Bats, arms moving in right direction for Yanks

New York drops finale in extras, but finishes with 5-3 record on 8-game trip

April 29th, 2021

Following their loss to the Braves on April 21, the Yankees sat five games below .500 at 6-11, having won only one of their previous seven games and only one of their six series to open the season. An ensuing two-city road trip to Cleveland and Baltimore loomed large, an opportunity for New York to correct course against two teams that also had not managed a winning record to that point.

Despite a 4-3 loss to the Orioles in 10 innings on Thursday at Oriole Park -- a result of Baltimore’s execution of a successful bunt and sacrifice fly with the automatic runner on second base to start the 10th -- the Yankees did capitalize on that chance, going 5-3 on a trip that began only four days after their five-game losing streak.

Left-handed starter Jordan Montgomery kept the momentum going for the Yankees’ rotation, which has allowed three earned runs or fewer in 10 of its last 11 starts, and New York's offense started to heat up, hitting 15 homers and scoring 33 runs in the pair of four-game series.

“Obviously, when you go out on a road trip and have a winning record like that, certainly that’s good,” said Yankees manager Aaron Boone. “But we also know that there’s a game or two that -- one thing here, one thing there -- all of a sudden, it’s a special trip. So I feel like we’re moving in the right direction. The offense is collectively having better at-bats, even though we got shut down a little bit today. And we continue to pitch really well.”

Here are three key takeaways from the encouraging trip:

1) Leave it to the pitchers

The Yankees’ pitching staff entered Thursday with the lowest ERA (3.24) in the American League this season and the fifth-lowest mark in the Majors. New York's pitchers posted a 2.67 ERA over 70 2/3 innings on the road trip, while tallying 70 strikeouts and allowing just four homers.

Montgomery added to that by going five-plus innings Thursday, giving up two runs on six hits. He was in line to earn the win until Boone opted to leave him in to face Trey Mancini to open the sixth inning. Mancini hit a game-tying home run into the Orioles’ bullpen in left-center field.

“Frankly, [in a] long season where you gotta lean on starters during everyday stretches, you can’t just run to the best matchup in the bullpen in the middle of the game every time,” Boone said. “I want these starters to be able to push themselves through some situations.”

2) Here come the bats

Though the Yankees were held to three runs or fewer in each of their three losses on the trip, they also had moments when the offense strung together at-bats and also swung for the fences.

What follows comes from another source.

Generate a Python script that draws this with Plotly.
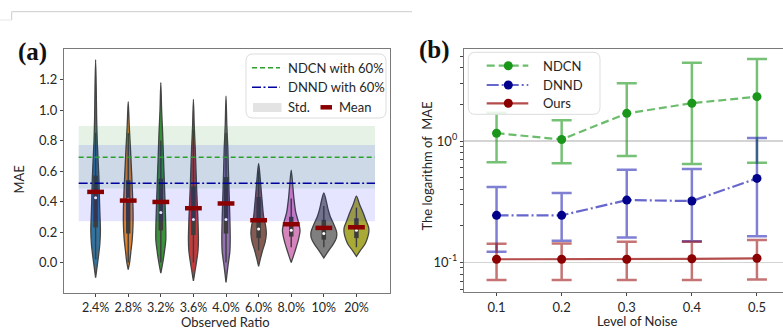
import plotly.graph_objects as go

W, H = 783, 329

# ---------------- data: panel (a) ----------------
ratios = ["2.4%", "2.8%", "3.2%", "3.6%", "4.0%", "6.0%", "8.0%", "10%", "20%"]
violin_colors = ["#3274a1", "#e1812c", "#3a923a", "#c03d3e", "#9372b2",
                 "#845b53", "#d684bd", "#7f7f7f", "#a9aa35"]
mae_mean = [0.463, 0.406, 0.397, 0.356, 0.387, 0.277, 0.251, 0.227, 0.231]
mae_median = [0.424, 0.415, 0.328, 0.282, 0.282, 0.220, 0.212, 0.190, 0.212]
mae_q1 = [0.23, 0.19, 0.21, 0.18, 0.19, 0.16, 0.17, 0.15, 0.16]
mae_q3 = [0.57, 0.54, 0.55, 0.50, 0.56, 0.43, 0.30, 0.28, 0.29]
mae_whisk_lo = [0.02, 0.00, 0.00, 0.00, 0.00, 0.08, 0.10, 0.10, 0.10]
mae_whisk_hi = [0.85, 0.85, 0.80, 0.87, 0.85, 0.60, 0.42, 0.37, 0.36]
# density profiles (value levels, relative density)
violin_levels = [
    [1.33, 1.15, 0.95, 0.80, 0.70, 0.55, 0.40, 0.30, 0.21, 0.12, 0.05, -0.02, -0.10],
    [1.055, 0.90, 0.75, 0.60, 0.50, 0.35, 0.25, 0.15, 0.08, 0.00, -0.046],
    [1.18, 1.00, 0.85, 0.70, 0.55, 0.40, 0.25, 0.15, 0.07, 0.00, -0.07],
    [1.07, 0.90, 0.75, 0.60, 0.47, 0.30, 0.15, 0.08, 0.00, -0.06, -0.12],
    [1.09, 0.90, 0.75, 0.60, 0.47, 0.30, 0.15, 0.07, -0.03, -0.08, -0.13],
    [0.65, 0.55, 0.47, 0.38, 0.30, 0.24, 0.19, 0.13, 0.08, 0.03, -0.025],
    [0.605, 0.50, 0.42, 0.33, 0.27, 0.21, 0.15, 0.10, 0.05, 0.00],
    [0.456, 0.40, 0.35, 0.30, 0.25, 0.20, 0.16, 0.12, 0.08, 0.03],
    [0.435, 0.38, 0.33, 0.28, 0.23, 0.20, 0.16, 0.12, 0.08, 0.04],
]
violin_density = [
    [0.0, 0.6, 1.0, 1.6, 2.3, 3.3, 3.9, 4.4, 4.8, 4.2, 3.0, 1.6, 0.0],
    [0.0, 1.0, 2.2, 3.3, 4.0, 4.8, 4.8, 4.0, 2.8, 1.4, 0.0],
    [0.0, 0.8, 1.8, 2.6, 3.4, 4.2, 4.9, 5.0, 3.6, 2.0, 0.0],
    [0.0, 0.8, 1.8, 2.6, 3.3, 4.4, 5.0, 4.6, 3.0, 1.5, 0.0],
    [0.0, 0.8, 1.8, 2.4, 3.0, 3.8, 4.2, 3.8, 1.8, 0.9, 0.0],
    [0.0, 1.6, 2.6, 3.8, 5.0, 7.0, 7.7, 6.4, 4.0, 2.0, 0.0],
    [0.0, 1.6, 2.7, 4.5, 7.0, 8.8, 7.2, 5.0, 2.6, 0.0],
    [0.0, 2.5, 4.2, 6.5, 10.0, 12.8, 12.5, 9.4, 5.0, 0.0],
    [0.0, 3.2, 6.5, 9.3, 12.2, 12.4, 11.0, 8.5, 4.0, 0.0],
]
ndcn60_mean, ndcn60_std = 0.69, 0.205
dnnd60_mean, dnnd60_std = 0.52, 0.25

# ---------------- data: panel (b) ----------------
noise = [0.1, 0.2, 0.3, 0.4, 0.5]
ndcn_mean = [1.16, 1.03, 1.69, 2.05, 2.32]
ndcn_upper = [1.71, 1.48, 3.00, 4.42, 4.74]
ndcn_lower = [0.667, 0.655, 0.752, 0.646, 0.662]
dnnd_mean = [0.244, 0.244, 0.326, 0.320, 0.492]
dnnd_upper = [0.418, 0.373, 0.580, 0.588, 1.06]
dnnd_lower = [0.122, 0.151, 0.160, 0.149, 0.164]
ours_mean = [0.106, 0.106, 0.106, 0.107, 0.108]
ours_upper = [0.142, 0.143, 0.148, 0.148, 0.153]
ours_lower = [0.0715, 0.0715, 0.0715, 0.0715, 0.0723]

# ---------------- helpers ----------------
def px(x):
    return x / W

def py(y):
    return 1 - y / H

FONT = "Lato, 'Open Sans', sans-serif"
TXT = "#262626"
DENS_SCALE = 1 / 32.6  # relative density -> category width units
BAND_X = [-0.52, 8.57]

fig = go.Figure()

# ---------------- panel (a): violins ----------------
for i, (lv, dn, col) in enumerate(zip(violin_levels, violin_density, violin_colors)):
    xs = [i + d * DENS_SCALE for d in dn] + [i - d * DENS_SCALE for d in reversed(dn)]
    ys = list(lv) + list(reversed(lv))
    fig.add_trace(go.Scatter(
        x=xs, y=ys, mode="lines", fill="toself", fillcolor=col,
        line=dict(color="#444444", width=1.3, shape="spline", smoothing=0.8),
        xaxis="x", yaxis="y", showlegend=False, hoverinfo="skip"))

for i in range(len(ratios)):
    fig.add_trace(go.Scatter(
        x=[i, i], y=[mae_whisk_lo[i], mae_whisk_hi[i]], mode="lines",
        line=dict(color="#3d3d3d", width=1.4), xaxis="x", yaxis="y",
        showlegend=False, hoverinfo="skip"))
    fig.add_trace(go.Scatter(
        x=[i, i], y=[mae_q1[i], mae_q3[i]], mode="lines",
        line=dict(color="#3d3d3d", width=4.5), xaxis="x", yaxis="y",
        showlegend=False, hoverinfo="skip"))

fig.add_trace(go.Scatter(
    x=list(range(len(ratios))), y=mae_median, mode="markers",
    marker=dict(color="white", size=3, symbol="circle", line=dict(width=0)),
    xaxis="x", yaxis="y", showlegend=False, hoverinfo="skip"))

# std bands
for m, s, c in [(ndcn60_mean, ndcn60_std, "rgba(0,128,0,0.1)"),
                (dnnd60_mean, dnnd60_std, "rgba(0,0,255,0.1)")]:
    fig.add_trace(go.Scatter(
        x=[BAND_X[0], BAND_X[1], BAND_X[1], BAND_X[0]],
        y=[m - s, m - s, m + s, m + s], mode="lines", fill="toself",
        fillcolor=c, line=dict(width=0), xaxis="x", yaxis="y",
        showlegend=False, hoverinfo="skip"))

NDCN60_STYLE = dict(color="#2ca02c", width=1.5, dash="5px,3px")
DNND60_STYLE = dict(color="#0000a0", width=1.5, dash="9px,2.5px,2px,2.5px")
fig.add_trace(go.Scatter(
    x=BAND_X, y=[ndcn60_mean] * 2, mode="lines", line=NDCN60_STYLE,
    xaxis="x", yaxis="y", showlegend=False, hoverinfo="skip"))
fig.add_trace(go.Scatter(
    x=BAND_X, y=[dnnd60_mean] * 2, mode="lines", line=DNND60_STYLE,
    xaxis="x", yaxis="y", showlegend=False, hoverinfo="skip"))

fig.add_trace(go.Scatter(
    x=list(range(len(ratios))), y=mae_mean, mode="markers",
    marker=dict(symbol="line-ew", size=12, color="#8b0000",
                line=dict(color="#8b0000", width=4.5)),
    xaxis="x", yaxis="y", showlegend=False, hoverinfo="skip"))

# ---------------- panel (b) ----------------
series_b = [
    ("NDCN", ndcn_mean, ndcn_upper, ndcn_lower, "#1a961a", "rgba(44,160,44,0.7)",
     "rgba(44,160,44,0.65)", "8px,4px"),
    ("DNND", dnnd_mean, dnnd_upper, dnnd_lower, "#00008b", "rgba(0,0,170,0.6)",
     "rgba(0,0,170,0.5)", "12px,3px,2px,3px"),
    ("Ours", ours_mean, ours_upper, ours_lower, "#8b0000", "rgba(150,0,0,0.7)",
     "rgba(150,0,0,0.55)", "solid"),
]
for name, mval, up, lo, mcol, lcol, ecol, dash in series_b:
    fig.add_trace(go.Scatter(
        x=noise, y=mval, name=name, mode="lines+markers",
        line=dict(color=lcol, width=2.2, dash=dash),
        marker=dict(color=mcol, size=9),
        error_y=dict(type="data", symmetric=False,
                     array=[u - v for u, v in zip(up, mval)],
                     arrayminus=[v - l for v, l in zip(mval, lo)],
                     color=ecol, thickness=2.5, width=10),
        xaxis="x2", yaxis="y2", showlegend=False))

# ---------------- shapes: manual legends, artifacts ----------------
shapes = []
def rrect(x0, y0, x1, y1, r):
    X0, X1 = px(x0), px(x1)
    Y0, Y1 = py(y0), py(y1)
    rx, ry = r / W, r / H
    return (f"M {X0+rx},{Y0} L {X1-rx},{Y0} Q {X1},{Y0} {X1},{Y0-ry} "
            f"L {X1},{Y1+ry} Q {X1},{Y1} {X1-rx},{Y1} L {X0+rx},{Y1} "
            f"Q {X0},{Y1} {X0},{Y1+ry} L {X0},{Y0-ry} Q {X0},{Y0} {X0+rx},{Y0} Z")

def hline(x0, x1, y, line):
    shapes.append(dict(type="line", xref="paper", yref="paper",
                       x0=px(x0), x1=px(x1), y0=py(y), y1=py(y),
                       line=line, layer="above"))

# legend (a)
shapes.append(dict(type="path", xref="paper", yref="paper",
                   path=rrect(246, 54, 386, 118, 7),
                   line=dict(color="#dddddd", width=1), fillcolor="rgba(255,255,255,0.85)",
                   layer="above"))
hline(252, 280, 67.7, NDCN60_STYLE)
hline(252, 280, 87.3, DNND60_STYLE)
shapes.append(dict(type="rect", xref="paper", yref="paper",
                   x0=px(253), x1=px(281.5), y0=py(103), y1=py(112),
                   line=dict(width=0), fillcolor="#e3e3e3", layer="above"))
hline(320.5, 332, 107.3, dict(color="#8b0000", width=4.5))

# legend (b)
shapes.append(dict(type="path", xref="paper", yref="paper",
                   path=rrect(468.3, 52.3, 600, 114.3, 7),
                   line=dict(color="#dddddd", width=1), fillcolor="rgba(255,255,255,0.85)",
                   layer="above"))
legend_b_rows = [65.7, 85.0, 103.3]
for (name, _, _, _, mcol, lcol, _, dash), ry in zip(series_b, legend_b_rows):
    hline(486.7, 528.3, ry, dict(color=lcol, width=2.2, dash=dash))
    r = 4.5
    shapes.append(dict(type="circle", xref="paper", yref="paper",
                       x0=px(508.3 - r), x1=px(508.3 + r), y0=py(ry + r), y1=py(ry - r),
                       line=dict(width=0), fillcolor=mcol, layer="above"))

# thin page lines at top-left
shapes.append(dict(type="line", xref="paper", yref="paper",
                   x0=px(11.7), x1=px(412), y0=py(11.7), y1=py(11.7),
                   line=dict(color="#cccccc", width=1)))
shapes.append(dict(type="line", xref="paper", yref="paper",
                   x0=px(11.7), x1=px(11.7), y0=py(11.7), y1=py(20),
                   line=dict(color="#cccccc", width=1)))
shapes.append(dict(type="line", xref="paper", yref="paper",
                   x0=px(0), x1=px(11.7), y0=py(20), y1=py(20),
                   line=dict(color="#e6e6e6", width=1)))

# ---------------- annotations ----------------
ann = []
def text(t, x, y, size=13, xanchor="left", angle=0, family=FONT, color=TXT):
    ann.append(dict(text=t, x=px(x), y=py(y), xref="paper", yref="paper",
                    xanchor=xanchor, yanchor="middle", showarrow=False, borderpad=0,
                    textangle=angle, font=dict(size=size, family=family, color=color)))

text("NDCN with 60%", 287, 67.7)
text("DNND with 60%", 287, 87.3)
text("Std.", 287, 107.3)
text("Mean", 338, 107.3)
for (name, *_), ry in zip(series_b, legend_b_rows):
    text(name, 542, ry)
text("<b>(a)</b>", 32, 52, size=25, xanchor="center",
     family="'Liberation Serif', 'Times New Roman', serif", color="#111111")
text("<b>(b)</b>", 434, 50, size=25, xanchor="center",
     family="'Liberation Serif', 'Times New Roman', serif", color="#111111")
text("MAE", 18.5, 180, xanchor="center", angle=-90)
text("Observed Ratio", 225, 322, size=13, xanchor="center")
text("The logarithm of\u00a0 MAE", 426.5, 166, xanchor="center", angle=-90)
text("Level of Noise", 636.5, 320.5, size=13, xanchor="center")

axis_common = dict(showline=True, mirror=True, linecolor="#7a7a7a", linewidth=1.2,
                   ticks="outside", ticklen=3, tickcolor="#444444", tickwidth=1,
                   zeroline=False)
TICKFONT = dict(family=FONT, size=13, color=TXT)

fig.update_layout(
    width=W, height=H, margin=dict(l=0, r=0, t=0, b=0),
    paper_bgcolor="white", plot_bgcolor="white",
    shapes=shapes, annotations=ann, showlegend=False,
    xaxis=dict(domain=[px(64), px(390)], range=[-0.97, 9.03],
               tickvals=list(range(len(ratios))), ticktext=ratios,
               tickfont=dict(family=FONT, size=12.5, color=TXT),
               showgrid=False, anchor="y", **axis_common),
    yaxis=dict(domain=[py(293), py(49)], range=[-0.2, 1.4],
               tickvals=[0, 0.2, 0.4, 0.6, 0.8, 1.0, 1.2], tickformat=".1f",
               tickfont=TICKFONT, showgrid=False, anchor="x", **axis_common),
    xaxis2=dict(domain=[px(464), 1.0], range=[0.05, 0.54],
                tickvals=noise, ticktext=[str(v) for v in noise],
                tickfont=TICKFONT, showgrid=False, anchor="y2", **axis_common),
    yaxis2=dict(domain=[py(291.7), py(49.3)], type="log", range=[-1.242, 0.756],
                tickvals=[0.1, 1], ticktext=["10<sup>-1</sup>", "10<sup>0</sup>"],
                tickfont=TICKFONT,
                showgrid=True, gridcolor="#d4d4d4", gridwidth=1.5, anchor="x2",
                minor=dict(ticks="outside", ticklen=2.5, tickcolor="#444444",
                           tickvals=[0.06, 0.07, 0.08, 0.09, 0.2, 0.3, 0.4, 0.5, 0.6,
                                     0.7, 0.8, 0.9, 2, 3, 4, 5], showgrid=False),
                **axis_common),
    hovermode=False,
)

fig.write_html("out.html", config={"displayModeBar": False, "staticPlot": True},
               post_script="document.body.style.margin='0px';document.body.style.overflow='hidden';")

“There’s no question it’s been better, and tonight’s a good example of that,” Boone said after Wednesday’s 7-0 win in which the Yanks hit three long balls for the second straight game. “It’s one of those games where we probably could have scored more the way the guys swung the bat. A number of guys hit the ball well, didn’t have much to show for it.”

Even Thursday’s loss showed the Yankees could come through with clutch hits. In the fifth, after the club nearly squandered a bases-loaded, no-out situation, Rougned Odor sliced a sharp grounder (108.9 mph exit velocity) through the right side of the Orioles’ infield with two outs. That go-ahead two-run single opened the scoring for New York and held up until Mancini’s game-tying homer.

3) Slumps be gone

Some of the Yankees’ key contributors also started to find their rhythm at the plate. Giancarlo Stanton went 3-for-5 for a second straight game to finish the trip hitting .419 (13-for-31) with three homers. He said Wednesday that “good at-bats [are] contagious,” and that his teammates are beginning to prove it.

And Gleyber Torres, who hit .313 on the trip, had his big moment on Thursday, hitting a game-tying ground-rule double with the Yankees down to their final out in the top of the ninth. Even that was an unfortunate break for New York, however, as DJ LeMahieu looked more than capable of scoring the go-ahead run from first base had the ball not bounced over the wall and into the left-center-field seats.

“We’re not all the way where we want to be, or are going to be,” Boone said of the offense. “But there’s no question I feel like, [on] this trip, the consistency of the at-bats, rallying around that team at-bat, it’s starting to build, definitely, a little bit more now.”